* REQUIRED WORK
From the first line of the data down to and including the line with "0.778, text: 'p", copy everything exactly, leaving out pictures.

* DATASET SECTION

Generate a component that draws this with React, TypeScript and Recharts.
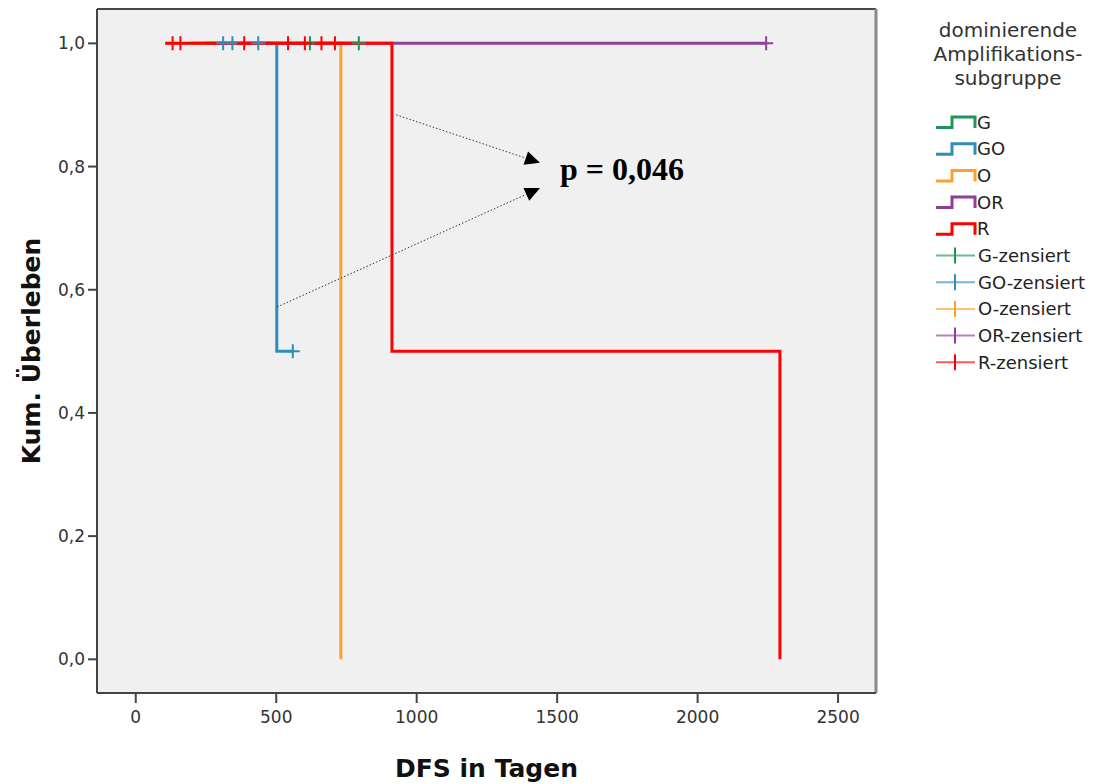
import React from 'react';
import {
  CartesianGrid,
  ComposedChart,
  Line,
  ReferenceDot,
  ReferenceLine,
  Scatter,
  XAxis,
  YAxis,
} from 'recharts';

// Kaplan-Meier step points per subgroup (t = days, s = cumulative survival)
const gSteps = [{ t: 200, s: 1 }, { t: 794, s: 1 }];
const goSteps = [{ t: 311, s: 1 }, { t: 502, s: 0.5 }, { t: 559, s: 0.5 }];
const oSteps = [{ t: 180, s: 1 }, { t: 730, s: 0 }];
const orSteps = [{ t: 250, s: 1 }, { t: 2244, s: 1 }];
const rSteps = [{ t: 105, s: 1 }, { t: 912, s: 0.5 }, { t: 2293, s: 0 }];

// censored observations
const gCens = [{ t: 620, s: 1 }, { t: 794, s: 1 }];
const goCens = [{ t: 311, s: 1 }, { t: 344, s: 1 }, { t: 436, s: 1 }, { t: 559, s: 0.5 }];
const oCens: { t: number; s: number }[] = [];
const orCens = [{ t: 2244, s: 1 }];
const rCens = [
  { t: 131, s: 1 }, { t: 159, s: 1 }, { t: 386, s: 1 }, { t: 542, s: 1 },
  { t: 602, s: 1 }, { t: 661, s: 1 }, { t: 709, s: 1 },
];

const groups = ['G', 'GO', 'O', 'OR', 'R'];
const colors = ['#23935A', '#2F8DBA', '#FBA22C', '#8E3F97', '#FF0000'];
const legendTitle = ['dominierende', 'Amplifikations-', 'subgruppe'];

const dayTicks = [0, 500, 1000, 1500, 2000, 2500];
const survTicks = [0, 0.2, 0.4, 0.6, 0.8, 1.0];
const xDomain = [-138, 2635];
const yDomain = [-0.0547, 1.0558];

// annotation: arrows pointing to the log-rank p value
const arrowUpper = [{ x: 927, y: 0.884 }, { x: 1439, y: 0.806 }];
const arrowLower = [{ x: 503, y: 0.572 }, { x: 1439, y: 0.765 }];
const pLabel = { x: 1510, y: 0.778, text: 'p = 0,046' };

const stepsList = [gSteps, goSteps, oSteps, orSteps, rSteps];
const censList = [gCens, goCens, oCens, orCens, rCens];

const FONT = '"DejaVu Sans", Arial, sans-serif';

function CensorMark(color: string) {
  return (props: any) => {
    const { cx, cy } = props;
    if (cx == null || cy == null) return <g />;
    return (
      <path
        d={`M${cx - 7},${cy}H${cx + 7}M${cx},${cy - 7}V${cy + 7}`}
        stroke={color}
        strokeWidth={2}
        fill="none"
      />
    );
  };
}

function Arrow(props: any) {
  const { x1, y1, x2, y2 } = props;
  const len = Math.hypot(x2 - x1, y2 - y1);
  const ux = (x2 - x1) / len;
  const uy = (y2 - y1) / len;
  const bx = x2 - ux * 15;
  const by = y2 - uy * 15;
  const px = -uy * 7;
  const py = ux * 7;
  return (
    <g>
      <line x1={x1} y1={y1} x2={bx} y2={by} stroke="#333" strokeWidth={1} strokeDasharray="1.5 2" />
      <polygon points={`${x2},${y2} ${bx + px},${by + py} ${bx - px},${by - py}`} fill="#000" />
    </g>
  );
}

function YTitle(props: any) {
  const { viewBox } = props;
  const cx = viewBox.x + 31;
  const cy = viewBox.y + viewBox.height / 2;
  return (
    <text
      x={cx}
      y={cy}
      transform={`rotate(-90 ${cx} ${cy})`}
      textAnchor="middle"
      dominantBaseline="central"
      fontFamily={FONT}
      fontWeight="bold"
      fontSize={25}
      fill="#111"
    >
      Kum. Überleben
    </text>
  );
}

function LegendBox() {
  const rowY = (i: number) => 122 + i * 26.7;
  return (
    <svg width={188} height={400} style={{ position: 'absolute', left: 915, top: 0 }}>
      {legendTitle.map((line, i) => (
        <text key={line} x={93} y={37 + i * 24} textAnchor="middle" fontFamily={FONT} fontSize={20} fill="#333">
          {line}
        </text>
      ))}
      {groups.map((g, i) => {
        const y = rowY(i);
        return (
          <g key={g}>
            <path
              d={`M21,${y + 5.5}H37V${y - 5}H60V${y + 6}`}
              stroke={colors[i]}
              strokeWidth={3}
              fill="none"
            />
            <text x={62} y={y + 6.5} fontFamily={FONT} fontSize={18} fill="#222">
              {g}
            </text>
          </g>
        );
      })}
      {groups.map((g, i) => {
        const y = rowY(i + 5);
        return (
          <g key={g + '-z'}>
            <line x1={21} x2={60} y1={y} y2={y} stroke={colors[i]} strokeWidth={2} strokeOpacity={0.65} />
            <line x1={40} x2={40} y1={y - 8} y2={y + 8} stroke={colors[i]} strokeWidth={2} />
            <text x={63} y={y + 6.5} fontFamily={FONT} fontSize={18} fill="#222">
              {g}-zensiert
            </text>
          </g>
        );
      })}
    </svg>
  );
}

export default function App() {
  return (
    <div style={{ position: 'absolute', left: 0, top: 0, width: 1103, height: 784 }}>
      <ComposedChart width={1103} height={784} margin={{ top: 9, right: 227, left: 0, bottom: 0 }}>
        <CartesianGrid fill="#F0F0F0" horizontal={false} vertical={false} />
        <XAxis
          dataKey="t"
          type="number"
          domain={xDomain}
          ticks={dayTicks}
          allowDataOverflow
          height={91}
          tickSize={10}
          tickMargin={8}
          stroke="#444"
          axisLine={{ stroke: '#444', strokeWidth: 2 }}
          tickLine={{ stroke: '#444', strokeWidth: 2 }}
          tick={{ fontFamily: FONT, fontSize: 17, fill: '#333' }}
          label={{
            value: 'DFS in Tagen',
            position: 'insideBottom',
            offset: 7,
            fontFamily: FONT,
            fontWeight: 'bold',
            fontSize: 25,
            fill: '#111',
          }}
        />
        <YAxis
          type="number"
          domain={yDomain}
          ticks={survTicks}
          allowDataOverflow
          width={97}
          tickSize={9}
          tickMargin={3}
          axisLine={{ stroke: '#444', strokeWidth: 2 }}
          tickLine={{ stroke: '#444', strokeWidth: 2 }}
          tick={{ fontFamily: FONT, fontSize: 17, fill: '#333' }}
          tickFormatter={(v: number) => v.toFixed(1).replace('.', ',')}
          label={<YTitle />}
        />
        {/* plot frame: top and right edges */}
        <ReferenceLine y={yDomain[1]} stroke="#4a4a4a" strokeWidth={2} />
        <ReferenceLine x={xDomain[1]} stroke="#8a8a8a" strokeWidth={3} />
        {stepsList.map((steps, i) => (
          <Line
            key={groups[i]}
            data={steps}
            dataKey="s"
            type="stepAfter"
            stroke={colors[i]}
            strokeWidth={3}
            dot={false}
            activeDot={false}
            isAnimationActive={false}
          />
        ))}
        {censList.map((cens, i) => (
          <Scatter
            key={groups[i] + '-z'}
            data={cens}
            dataKey="s"
            shape={CensorMark(colors[i])}
            isAnimationActive={false}
          />
        ))}
        <ReferenceLine segment={arrowUpper} shape={Arrow} />
        <ReferenceLine segment={arrowLower} shape={Arrow} />
        <ReferenceDot
          x={pLabel.x}
          y={pLabel.y}
          shape={(p: any) => (
            <text
              x={p.cx}
              y={p.cy}
              fontFamily='"Liberation Serif", "Times New Roman", serif'
              fontWeight="bold"
              fontSize={32}
              fill="#000"
            >
              {pLabel.text}
            </text>
          )}
        />
      </ComposedChart>
      <LegendBox />
    </div>
  );
}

* OUTPUT OF THE TASK
Generate a component that draws this with React, TypeScript and Recharts.
import React from 'react';
import {
  CartesianGrid,
  ComposedChart,
  Line,
  ReferenceDot,
  ReferenceLine,
  Scatter,
  XAxis,
  YAxis,
} from 'recharts';

// Kaplan-Meier step points per subgroup (t = days, s = cumulative survival)
const gSteps = [{ t: 200, s: 1 }, { t: 794, s: 1 }];
const goSteps = [{ t: 311, s: 1 }, { t: 502, s: 0.5 }, { t: 559, s: 0.5 }];
const oSteps = [{ t: 180, s: 1 }, { t: 730, s: 0 }];
const orSteps = [{ t: 250, s: 1 }, { t: 2244, s: 1 }];
const rSteps = [{ t: 105, s: 1 }, { t: 912, s: 0.5 }, { t: 2293, s: 0 }];

// censored observations
const gCens = [{ t: 620, s: 1 }, { t: 794, s: 1 }];
const goCens = [{ t: 311, s: 1 }, { t: 344, s: 1 }, { t: 436, s: 1 }, { t: 559, s: 0.5 }];
const oCens: { t: number; s: number }[] = [];
const orCens = [{ t: 2244, s: 1 }];
const rCens = [
  { t: 131, s: 1 }, { t: 159, s: 1 }, { t: 386, s: 1 }, { t: 542, s: 1 },
  { t: 602, s: 1 }, { t: 661, s: 1 }, { t: 709, s: 1 },
];

const groups = ['G', 'GO', 'O', 'OR', 'R'];
const colors = ['#23935A', '#2F8DBA', '#FBA22C', '#8E3F97', '#FF0000'];
const legendTitle = ['dominierende', 'Amplifikations-', 'subgruppe'];

const dayTicks = [0, 500, 1000, 1500, 2000, 2500];
const survTicks = [0, 0.2, 0.4, 0.6, 0.8, 1.0];
const xDomain = [-138, 2635];
const yDomain = [-0.0547, 1.0558];

// annotation: arrows pointing to the log-rank p value
const arrowUpper = [{ x: 927, y: 0.884 }, { x: 1439, y: 0.806 }];
const arrowLower = [{ x: 503, y: 0.572 }, { x: 1439, y: 0.765 }];
const pLabel = { x: 1510, y: 0.778, text: 'p = 0,046' };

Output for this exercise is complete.